## What the exercise asks:
Extract, from the listing that follows, each line containing the word "code".

* Begin Dataset *

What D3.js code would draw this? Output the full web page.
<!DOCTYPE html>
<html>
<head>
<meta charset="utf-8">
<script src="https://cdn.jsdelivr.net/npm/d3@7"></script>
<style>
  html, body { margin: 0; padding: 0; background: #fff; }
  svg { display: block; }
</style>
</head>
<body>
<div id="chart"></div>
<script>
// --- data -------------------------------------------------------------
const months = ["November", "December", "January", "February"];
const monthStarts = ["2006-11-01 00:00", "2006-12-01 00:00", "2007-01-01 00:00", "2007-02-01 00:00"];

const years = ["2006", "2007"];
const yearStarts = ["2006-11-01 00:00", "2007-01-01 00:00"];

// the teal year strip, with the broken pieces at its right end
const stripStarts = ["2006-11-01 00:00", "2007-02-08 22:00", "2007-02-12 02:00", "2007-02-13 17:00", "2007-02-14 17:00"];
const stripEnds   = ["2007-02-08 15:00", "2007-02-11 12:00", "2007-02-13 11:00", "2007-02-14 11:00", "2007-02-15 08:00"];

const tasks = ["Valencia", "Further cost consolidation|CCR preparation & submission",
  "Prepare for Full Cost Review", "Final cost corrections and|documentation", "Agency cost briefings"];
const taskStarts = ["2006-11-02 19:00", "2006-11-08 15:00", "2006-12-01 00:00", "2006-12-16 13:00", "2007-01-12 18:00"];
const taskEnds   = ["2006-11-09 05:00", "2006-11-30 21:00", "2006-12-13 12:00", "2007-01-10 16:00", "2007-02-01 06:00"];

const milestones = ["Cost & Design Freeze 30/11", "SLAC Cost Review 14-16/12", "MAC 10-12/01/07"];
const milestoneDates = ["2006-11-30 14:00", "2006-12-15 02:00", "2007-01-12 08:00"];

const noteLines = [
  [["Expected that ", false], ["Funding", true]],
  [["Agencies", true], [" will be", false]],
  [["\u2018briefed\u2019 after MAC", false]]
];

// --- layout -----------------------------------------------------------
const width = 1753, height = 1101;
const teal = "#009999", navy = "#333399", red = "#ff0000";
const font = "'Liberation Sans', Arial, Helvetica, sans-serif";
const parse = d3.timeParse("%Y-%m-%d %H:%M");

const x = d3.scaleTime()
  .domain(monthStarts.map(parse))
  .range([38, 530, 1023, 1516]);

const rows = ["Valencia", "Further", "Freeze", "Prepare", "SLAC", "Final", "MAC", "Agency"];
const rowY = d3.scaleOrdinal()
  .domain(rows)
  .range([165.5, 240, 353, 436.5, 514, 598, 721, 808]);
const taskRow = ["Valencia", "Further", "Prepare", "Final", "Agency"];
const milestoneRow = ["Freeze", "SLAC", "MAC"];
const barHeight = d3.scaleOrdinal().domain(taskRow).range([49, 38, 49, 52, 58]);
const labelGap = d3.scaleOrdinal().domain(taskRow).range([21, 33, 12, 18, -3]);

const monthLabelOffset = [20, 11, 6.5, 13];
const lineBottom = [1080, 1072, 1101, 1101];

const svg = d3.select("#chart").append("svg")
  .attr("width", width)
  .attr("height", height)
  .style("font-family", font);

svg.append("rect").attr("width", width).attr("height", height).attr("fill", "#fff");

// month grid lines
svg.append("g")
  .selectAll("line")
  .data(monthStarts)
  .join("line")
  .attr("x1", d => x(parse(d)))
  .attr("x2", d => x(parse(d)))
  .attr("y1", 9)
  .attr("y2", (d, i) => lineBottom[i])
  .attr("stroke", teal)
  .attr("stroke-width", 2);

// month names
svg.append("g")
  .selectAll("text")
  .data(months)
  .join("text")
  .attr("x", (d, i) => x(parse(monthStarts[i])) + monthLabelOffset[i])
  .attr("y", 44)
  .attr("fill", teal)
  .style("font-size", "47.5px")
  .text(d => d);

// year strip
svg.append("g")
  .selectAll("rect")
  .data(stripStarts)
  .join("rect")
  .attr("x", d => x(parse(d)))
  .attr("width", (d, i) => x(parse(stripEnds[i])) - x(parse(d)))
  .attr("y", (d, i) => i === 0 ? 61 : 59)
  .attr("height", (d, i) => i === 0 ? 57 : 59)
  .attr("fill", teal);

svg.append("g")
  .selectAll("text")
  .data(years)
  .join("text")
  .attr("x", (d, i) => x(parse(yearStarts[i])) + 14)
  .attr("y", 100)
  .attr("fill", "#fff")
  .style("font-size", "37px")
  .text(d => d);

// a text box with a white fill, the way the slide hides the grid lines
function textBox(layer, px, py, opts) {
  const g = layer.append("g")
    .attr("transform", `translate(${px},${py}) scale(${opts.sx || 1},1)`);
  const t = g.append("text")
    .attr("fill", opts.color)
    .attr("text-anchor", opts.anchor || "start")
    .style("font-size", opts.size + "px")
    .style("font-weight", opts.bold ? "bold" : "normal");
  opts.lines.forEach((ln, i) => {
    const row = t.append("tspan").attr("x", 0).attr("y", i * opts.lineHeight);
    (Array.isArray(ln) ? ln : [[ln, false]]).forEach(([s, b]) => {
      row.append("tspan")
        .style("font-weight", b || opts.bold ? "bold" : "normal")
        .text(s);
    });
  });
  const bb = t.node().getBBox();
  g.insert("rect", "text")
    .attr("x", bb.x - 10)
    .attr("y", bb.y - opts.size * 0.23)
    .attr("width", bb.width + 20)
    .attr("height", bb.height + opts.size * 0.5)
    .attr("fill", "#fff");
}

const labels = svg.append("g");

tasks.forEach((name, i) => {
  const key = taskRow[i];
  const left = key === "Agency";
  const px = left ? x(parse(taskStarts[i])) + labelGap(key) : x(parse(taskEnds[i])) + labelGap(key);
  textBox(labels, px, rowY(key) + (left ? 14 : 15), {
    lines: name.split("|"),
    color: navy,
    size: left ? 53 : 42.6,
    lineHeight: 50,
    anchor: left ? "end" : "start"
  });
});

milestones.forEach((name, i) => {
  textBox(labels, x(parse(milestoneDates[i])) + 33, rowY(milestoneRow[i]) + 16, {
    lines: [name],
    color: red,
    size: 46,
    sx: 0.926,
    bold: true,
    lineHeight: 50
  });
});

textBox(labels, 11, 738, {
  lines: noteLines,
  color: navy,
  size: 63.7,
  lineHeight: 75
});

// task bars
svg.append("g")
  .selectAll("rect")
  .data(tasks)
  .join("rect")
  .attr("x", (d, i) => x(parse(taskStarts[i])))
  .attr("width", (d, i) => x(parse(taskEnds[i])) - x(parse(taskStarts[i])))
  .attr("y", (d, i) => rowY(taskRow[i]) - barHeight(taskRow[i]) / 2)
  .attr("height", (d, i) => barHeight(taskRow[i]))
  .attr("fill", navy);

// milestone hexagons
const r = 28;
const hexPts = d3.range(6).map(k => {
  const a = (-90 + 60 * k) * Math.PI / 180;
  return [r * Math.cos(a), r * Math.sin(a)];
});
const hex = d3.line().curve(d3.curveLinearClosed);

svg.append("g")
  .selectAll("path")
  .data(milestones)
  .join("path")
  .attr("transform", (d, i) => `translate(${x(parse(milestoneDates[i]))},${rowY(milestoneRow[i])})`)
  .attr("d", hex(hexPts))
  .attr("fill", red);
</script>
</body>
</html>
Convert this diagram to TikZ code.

* End Dataset *

## Solved exercise:
What D3.js code would draw this? Output the full web page.
Convert this diagram to TikZ code.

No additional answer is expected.